El teniente coronel Chávez, sentado tras una gran mesa y con tres “gorilas” tras
él, portando fusiles de gran calibre, soltaba una soflama — «El honor y la dignidad de la nación no
pueden soportar....». Cambié de canal y... ¡lo mismo! Nerviosamente, pulsé
tecla tras tecla... La misma imagen aparecía en todos los canales. No cabía
duda, durante la noche se había producido un golpe de estado y, por lo que
podía ver, había triunfado.
Por otra parte, algo no encajaba. El teniente
coronel Chávez estaba en prisión desde febrero de ese mismo año, por otro
intento de golpe ¿Cómo podía aparecer en la televisión lanzando soflamas?

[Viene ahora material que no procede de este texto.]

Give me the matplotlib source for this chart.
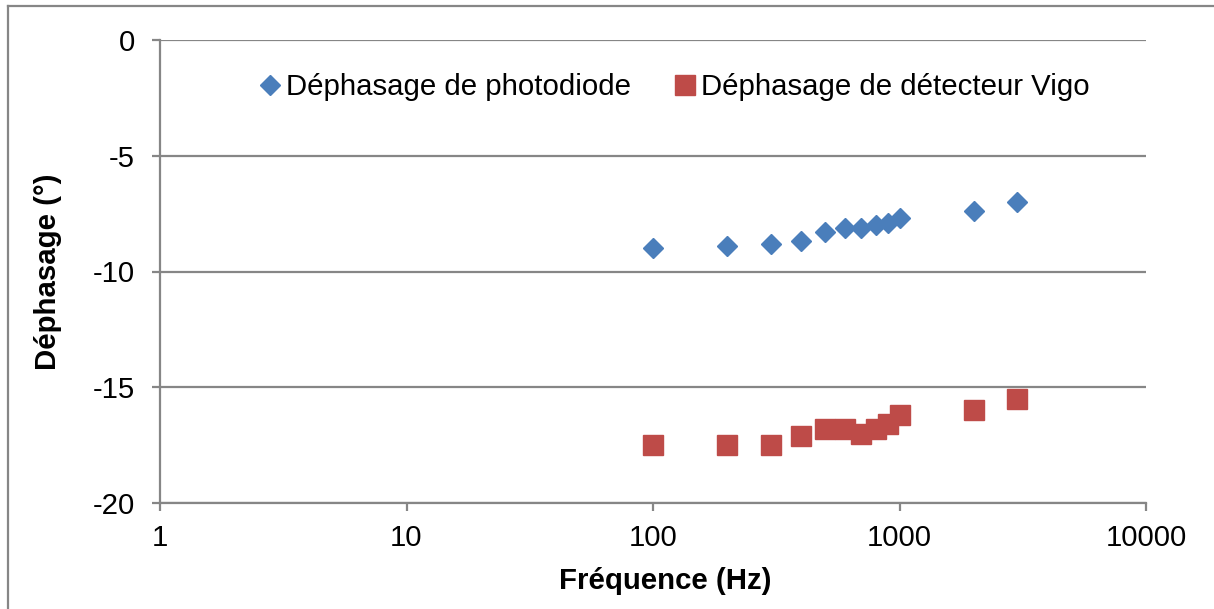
import matplotlib
matplotlib.use('Agg')
import matplotlib.pyplot as plt
from matplotlib.lines import Line2D
from matplotlib.ticker import FixedLocator, NullLocator

plt.rcParams['font.family'] = ['Liberation Sans', 'DejaVu Sans']
plt.rcParams['axes.unicode_minus'] = False

# data
freq = [100, 200, 300, 400, 500, 600, 700, 800, 900, 1000, 2000, 3000]
phase_photodiode = [-9.0, -8.9, -8.8, -8.7, -8.3, -8.1, -8.1, -8.0, -7.9, -7.7, -7.4, -7.0]
phase_vigo = [-17.5, -17.5, -17.5, -17.1, -16.8, -16.8, -17.0, -16.8, -16.6, -16.2, -16.0, -15.5]
x_ticks = [1, 10, 100, 1000, 10000]
y_ticks = [0, -5, -10, -15, -20]

blue = '#4A7EBB'
red = '#BE4B48'
gray = '#868686'
fs = 21.2

fig = plt.figure(figsize=(12.14, 6.09), dpi=100)
ax = fig.add_axes([160 / 1214, 1 - 503 / 609, 986 / 1214, 463 / 609])

ax.plot(freq, phase_photodiode, linestyle='none', marker='D', markersize=10.5,
        color=blue, label='Déphasage de photodiode')
ax.plot(freq, phase_vigo, linestyle='none', marker='s', markersize=14,
        color=red, label='Déphasage de détecteur Vigo')

ax.set_xscale('log')
ax.set_xlim(1, 10000)
ax.set_ylim(-20, 0)
ax.xaxis.set_major_locator(FixedLocator(x_ticks))
ax.xaxis.set_minor_locator(NullLocator())
ax.set_xticks(x_ticks)
ax.set_xticklabels([str(t) for t in x_ticks])
ax.set_yticks(y_ticks)
ax.set_yticklabels([str(t) for t in y_ticks])

ax.grid(axis='y', color=gray, linewidth=1.6)
ax.set_axisbelow(True)
for side in ['top', 'right']:
    ax.spines[side].set_visible(False)
for side in ['left', 'bottom']:
    ax.spines[side].set_color(gray)
    ax.spines[side].set_linewidth(1.6)
ax.tick_params(axis='both', colors=gray, length=6, width=1.6, labelsize=fs,
               labelcolor='black')
ax.tick_params(axis='x', pad=9)
ax.tick_params(axis='y', pad=12)

ax.set_xlabel('Fréquence (Hz)', fontsize=fs, fontweight='bold', labelpad=11)
ax.xaxis.label.set_x(0.512)
ax.set_ylabel('Déphasage (°)', fontsize=fs, fontweight='bold', labelpad=22)

ax.legend(loc='upper center', bbox_to_anchor=(0.519, 0.985), ncol=2, frameon=False,
          fontsize=fs, handletextpad=0.0, columnspacing=1.3, handlelength=1.1)

# outer chart border (cut off on right and bottom)
fig.add_artist(Line2D([8 / 1214, 1.0], [1 - 6 / 609, 1 - 6 / 609], color=gray,
                      linewidth=1.6, transform=fig.transFigure))
fig.add_artist(Line2D([8 / 1214, 8 / 1214], [0.0, 1 - 6 / 609], color=gray,
                      linewidth=1.6, transform=fig.transFigure))

fig.savefig('out.png', dpi=100)
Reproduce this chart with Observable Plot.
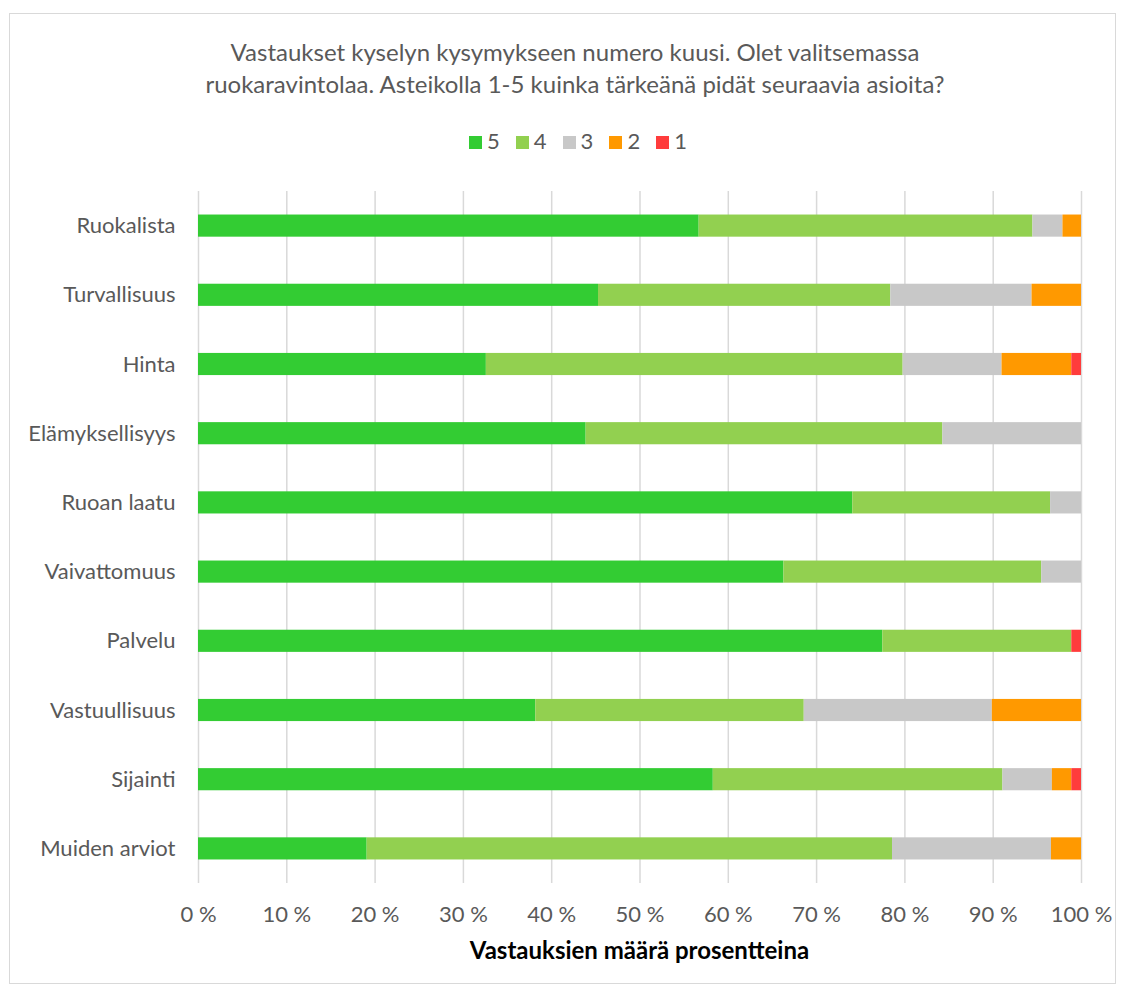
<!DOCTYPE html>
<html>
<head>
<meta charset="utf-8">
<script src="https://cdn.jsdelivr.net/npm/d3@7"></script>
<script src="https://cdn.jsdelivr.net/npm/@observablehq/plot@0.6"></script>
<style>
  html, body { margin: 0; padding: 0; background: #fff; }
  #chart { position: relative; width: 1127px; height: 992px; font-family: Lato, "Open Sans", sans-serif; color: #595959; }
  #frame { position: absolute; left: 9px; top: 13px; width: 1107px; height: 971px; border: 1px solid #d9d9d9; box-sizing: border-box; }
  #title { position: absolute; left: 0; width: 1150px; top: 36px; text-align: center; font-size: 24px; line-height: 32px; color: #595959; }
  #legend { position: absolute; left: 0; width: 1156px; top: 127px; text-align: center; font-size: 22px; line-height: 28px; color: #595959; }
  #legend span.item { display: inline-block; margin: 0 8px; }
  #legend span.sw { display: inline-block; width: 13px; height: 13px; margin-right: 5px; vertical-align: 0px; }
  #plot { position: absolute; left: 0; top: 160px; }
  #xtitle { position: absolute; left: 198px; width: 883px; top: 935px; text-align: center; font-size: 24px; line-height: 30px; font-weight: bold; color: #000; }
</style>
</head>
<body>
<div id="chart">
  <div id="frame"></div>
  <div id="title">Vastaukset kyselyn kysymykseen numero kuusi. Olet valitsemassa<br>ruokaravintolaa. Asteikolla 1-5 kuinka tärkeänä pidät seuraavia asioita?</div>
  <div id="legend"></div>
  <div id="plot"></div>
  <div id="xtitle">Vastauksien määrä prosentteina</div>
</div>
<script>
const categories = ["Ruokalista", "Turvallisuus", "Hinta", "Elämyksellisyys", "Ruoan laatu", "Vaivattomuus", "Palvelu", "Vastuullisuus", "Sijainti", "Muiden arviot"];
const levels = ["5", "4", "3", "2", "1"];
const levelColors = ["#33cc33", "#92d050", "#c8c8c8", "#ff9900", "#ff3c3c"];
const v5 = [56.7, 45.3, 32.6, 43.9, 74.1, 66.3, 77.5, 38.2, 58.3, 19.1];
const v4 = [37.8, 33.1, 47.2, 40.4, 22.4, 29.2, 21.4, 30.4, 32.8, 59.5];
const v3 = [3.4, 16.0, 11.2, 15.7, 3.5, 4.5, 0, 21.3, 5.6, 18.0];
const v2 = [2.1, 5.6, 7.9, 0, 0, 0, 0, 10.1, 2.2, 3.4];
const v1 = [0, 0, 1.1, 0, 0, 0, 1.1, 0, 1.1, 0];
const xTicks = [0, 10, 20, 30, 40, 50, 60, 70, 80, 90, 100];

const series = {"5": v5, "4": v4, "3": v3, "2": v2, "1": v1};
const rows = [];
for (const lv of levels) {
  categories.forEach((c, i) => rows.push({category: c, level: lv, value: series[lv][i]}));
}

// legend
const legend = document.getElementById("legend");
levels.forEach((lv, i) => {
  const item = document.createElement("span");
  item.className = "item";
  item.innerHTML = `<span class="sw" style="background:${levelColors[i]}"></span>${lv}`;
  legend.appendChild(item);
});

const chart = Plot.plot({
  width: 1127,
  height: 832,
  marginTop: 31,
  marginBottom: 109,
  marginLeft: 198,
  marginRight: 46,
  style: {fontFamily: "Lato, 'Open Sans', sans-serif", fontSize: "22px", color: "#595959", background: "transparent"},
  x: {domain: [0, 100], ticks: xTicks, label: null},
  y: {domain: categories, paddingInner: 0.68, paddingOuter: 0.34, round: false, label: null},
  color: {domain: levels, range: levelColors},
  marks: [
    Plot.gridX(xTicks, {stroke: "#d9d9d9", strokeOpacity: 1, strokeWidth: 1.5}),
    Plot.barX(rows, Plot.stackX({x: "value", y: "category", fill: "level", order: levels})),
    Plot.axisX({ticks: xTicks, tickFormat: d => d + " %", tickSize: 0, tickPadding: 23, label: null, fontSize: 22}),
    Plot.axisY({tickSize: 0, tickPadding: 23, label: null, fontSize: 22})
  ]
});
document.getElementById("plot").appendChild(chart);
</script>
</body>
</html>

No podía hacer otra cosa y decidí bajar
al restaurante a tomar mi desayuno. Estaba más vacío que de costumbre y con una
media luz mortecina. Los camareros apenas hablaban y se notaba el ambiente
pesado, pero nadie mencionó nada sobre el golpe. Cuando acabé de desayunar,
subí a la habitación y empecé a hacer llamadas telefónicas: a la oficina del
cliente, a la de Elisa..., nadie respondía al otro lado de la línea. En esas
circunstancias no tenía sentido salir del hotel y seguí haciendo llamadas que
me permitieron hablar con mi familia y con algunos amigos en España, sin
problemas. Después traté, tras buscarlos en la guía telefónica que tenía en la
habitación, con diferentes números de teléfono de la embajada española, hasta
que alguien me respondió:
— Esta usted hablando con la agregaduría
militar de la embajada y, sí, ha habido un intento de golpe de estado pero
fracasará. Para las cinco de la tarde, más o menos, habrá terminado.
— Estoy hospedado en el Hotel Tamanaco —
respondí —. ¿He de tomar alguna precaución especial?
La voz que oí por el auricular, sonó más
alarmada.
— ¡No se le ocurra salir del hotel hasta
que el problema esté resuelto! Si lo desea, podemos ponernos en contacto con su
familia en España.
— No es necesario — le dije—, ya he
podido establecer contacto con ellos. En todo caso, gracias por su ofrecimiento.
Colgué el teléfono, mientras las
imágenes del “Caracazo” volvían a mi mente.